Users report Beats (including at least Filebeat and Winlogbeat) sometimes timeout when starting them as a Windows service.
We captured a core dump of the process when it timeout. It looks like the
github.com/golang/glog
package is making syscalls during the init phase that are blocking the application from initializing.My theory is that because the calls are happening so early in the process lifecycle that something is not initialized and this leads to the problem.
Evidence
Multiple core dumps were taken while the service was attempting to start by using
procdump.exe -ma -n 14 -s 5 winlogbeat
(every 5s over 70s).
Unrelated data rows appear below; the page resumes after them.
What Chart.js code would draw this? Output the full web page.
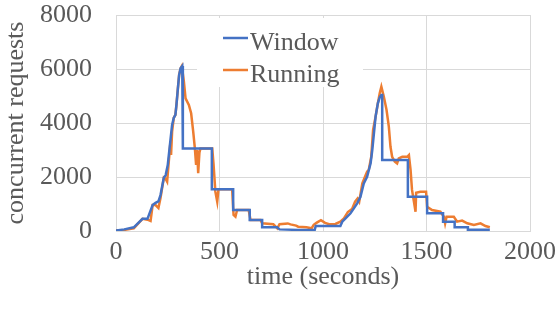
<!DOCTYPE html>
<html>
<head>
<meta charset="utf-8">
<script src="https://cdn.jsdelivr.net/npm/chart.js@4/dist/chart.umd.min.js"></script>
<style>
  html, body { margin: 0; padding: 0; background: #fff; }
  #wrap { width: 558px; height: 313px; }
</style>
</head>
<body>
<div id="wrap"><canvas id="grafico"></canvas></div>
<script>
// Window (blue) - stepped series, time in seconds
const windowT = [0, 40, 86, 128, 152, 177, 191, 205, 215, 231, 240, 250, 263, 271, 279, 287, 292, 299, 305, 312, 320, 323,
  323, 463, 463, 566, 566, 646, 646, 706, 706, 779, 790, 880, 960, 965, 1084, 1093, 1109, 1133, 1149, 1165, 1181, 1197,
  1213, 1230, 1238, 1254, 1265, 1274, 1282, 1286, 1286, 1410, 1410, 1503, 1503, 1580, 1580, 1636, 1636, 1700, 1700, 1806];
const windowV = [20, 60, 137, 450, 450, 960, 1040, 1100, 1330, 1975, 2070, 2440, 3370, 3930, 4190, 4300, 4670, 5285, 5780, 6025, 6110, 6110,
  3060, 3060, 1545, 1545, 778, 778, 407, 407, 137, 137, 60, 40, 40, 185, 185, 345, 470, 655, 840, 1025, 1270, 1765,
  2010, 2505, 3000, 4235, 4730, 4950, 5040, 5040, 2630, 2630, 1270, 1270, 655, 655, 345, 345, 137, 137, 50, 50];

// Running (orange)
const runningT = [0, 40, 86, 110, 128, 152, 167, 177, 191, 205, 215, 231, 240, 247, 255, 263, 266, 271, 279, 287, 292, 299, 305, 312, 318,
  328, 336, 352, 363, 373, 381, 387, 392, 397, 403, 408, 465, 471, 480, 489, 495, 561, 568, 577, 585, 641, 650, 698, 706,
  760, 775, 779, 790, 830, 843, 870, 880, 920, 945, 955, 970, 990, 1010, 1030, 1060, 1084, 1101, 1120, 1140, 1155, 1167,
  1175, 1190, 1200, 1213, 1221, 1233, 1242, 1254, 1265, 1274, 1282, 1294, 1307, 1318, 1326, 1334, 1347, 1358, 1366, 1383,
  1407, 1415, 1423, 1430, 1439, 1447, 1450, 1470, 1498, 1503, 1527, 1567, 1584, 1590, 1597, 1632, 1648, 1672, 1697, 1729,
  1761, 1785, 1806];
const runningV = [20, 40, 100, 300, 450, 420, 370, 960, 960, 850, 1220, 1975, 1930, 1830, 2570, 3300, 2815, 3680, 4190, 4300, 4670, 5285, 5780, 6025, 6110,
  5530, 4915, 4670, 4360, 3680, 3060, 2445, 3000, 2140, 2900, 3060, 3060, 2500, 1456, 1085, 1545, 1545, 593, 530, 778, 778, 407, 407, 284,
  250, 137, 100, 250, 280, 245, 200, 160, 137, 100, 230, 310, 400, 300, 250, 260, 345, 470, 700, 810, 1085, 1200,
  1085, 1765, 1950, 2200, 2260, 2750, 3740, 4235, 4730, 5100, 5345, 4975, 4480, 3865, 3120, 2750, 2570, 2505, 2690, 2750,
  2750, 2815, 2260, 1520, 1100, 715, 1420, 1456, 1456, 900, 778, 715, 530, 284, 530, 530, 345, 385, 284, 220,
  284, 185, 137];

const seriesNames = ['Window', 'Running'];
const xTicks = [0, 500, 1000, 1500, 2000];
const yTicks = [0, 2000, 4000, 6000, 8000];

const toPoints = (t, v) => t.map((x, i) => ({ x: x, y: v[i] }));

const cinza = '#595959';
const fonte = () => ({ family: 'Liberation Serif', size: 26, weight: 400, style: 'normal' });

// legenda desenhada dentro da área do gráfico, com fundo branco
const legendaInterna = {
  id: 'legendaInterna',
  afterDatasetsDraw(chart) {
    const ctx = chart.ctx;
    const area = chart.chartArea;
    const bx = area.left + 81, by = area.top + 3;
    ctx.save();
    ctx.fillStyle = '#fff';
    ctx.fillRect(bx, by, 166, 69);
    ctx.font = '26px "Liberation Serif"';
    ctx.textBaseline = 'alphabetic';
    ctx.textAlign = 'left';
    chart.data.datasets.forEach((ds, i) => {
      const ly = area.top + 23 + i * 32;
      ctx.strokeStyle = ds.borderColor;
      ctx.lineWidth = 2.5;
      ctx.beginPath();
      ctx.moveTo(bx + 26, ly);
      ctx.lineTo(bx + 51, ly);
      ctx.stroke();
      ctx.fillStyle = cinza;
      ctx.fillText(ds.label, bx + 53, ly + 12);
    });
    ctx.restore();
  }
};

new Chart(document.getElementById('grafico'), {
  type: 'line',
  data: {
    datasets: [{
      label: seriesNames[0],
      data: toPoints(windowT, windowV),
      borderColor: '#4472C4',
      borderWidth: 2.5,
      pointRadius: 0,
      tension: 0
    }, {
      label: seriesNames[1],
      data: toPoints(runningT, runningV),
      borderColor: '#ED7D31',
      borderWidth: 2.5,
      pointRadius: 0,
      tension: 0
    }]
  },
  options: {
    responsive: true,
    maintainAspectRatio: false,
    animation: false,
    layout: { padding: 0 },
    plugins: {
      legend: { display: false },
      tooltip: { enabled: false }
    },
    scales: {
      x: {
        type: 'linear',
        min: 0,
        max: 2000,
        afterBuildTicks: s => { s.ticks = xTicks.map(v => ({ value: v })); },
        afterFit: s => { s.height = 82; s.paddingLeft = 0; s.paddingRight = 28; },
        ticks: { color: cinza, font: fonte(), padding: 6, maxRotation: 0, callback: v => String(v) },
        grid: { color: '#d9d9d9', lineWidth: 1, drawTicks: false },
        border: { color: '#d9d9d9' },
        title: { display: true, text: 'time (seconds)', color: cinza, font: fonte(), padding: { top: 0, bottom: 20 } }
      },
      y: {
        min: 0,
        max: 8000,
        afterBuildTicks: s => { s.ticks = yTicks.map(v => ({ value: v })); },
        afterFit: s => { s.width = 116; s.paddingTop = 15; s.paddingBottom = 0; },
        ticks: { color: cinza, font: fonte(), padding: 24, callback: v => String(v) },
        grid: { color: '#d9d9d9', lineWidth: 1, drawTicks: false },
        border: { color: '#d9d9d9' },
        title: { display: true, text: 'concurrent requests', color: cinza, font: fonte(), padding: { top: 1, bottom: 0 } }
      }
    }
  },
  plugins: [legendaInterna]
});
</script>
</body>
</html>
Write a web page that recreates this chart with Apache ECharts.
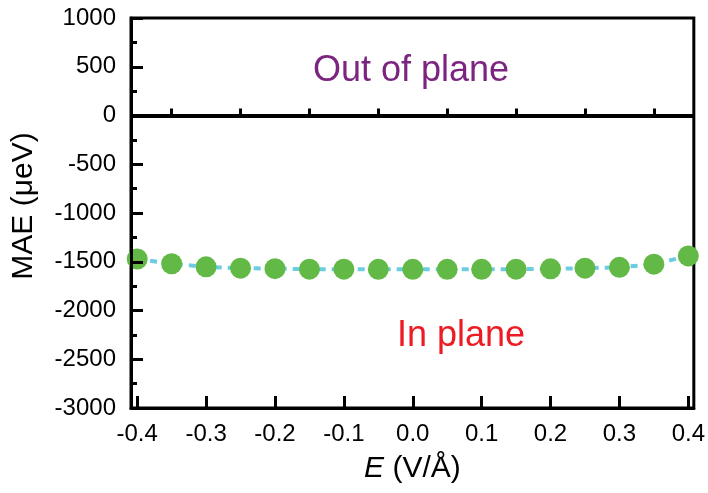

This same goroutine 1 stack was found in the first dump and one taken ~50 seconds later.Solutions
Let's see if we can stop this call from happening during the init phase.
So what requires this package? The libbeat persistent queue requires dgraph, and github.com/dgraph-io/ristretto uses glog.
This is not our first problem with glog. Previous in https://github.com/elastic/beats/pull/27351 we forked it to fix a problem with it polluting the global FlatSet in the stdlib
flag
package. Another problem is that is starts goroutine during init that cannot be stopped and therefore consume some resources.I propose we fork github.com/dgraph-io/ristretto/z and replace glog with stdlib log. It will be drop in replacement given that the package is only using
Fatal
andFatalf
(which is a terrible idea for a library b/c it callsos.Exit()
).What is the k8s.io/klog/v2 in the goroutine dump?
k8s.io/klog/v2 is fork of github.com/golang/glog adopted by k8s libraries to fix some of the previously mentioned problems (global flags, removal user lookup syscalls from init). It still starts a goroutine through.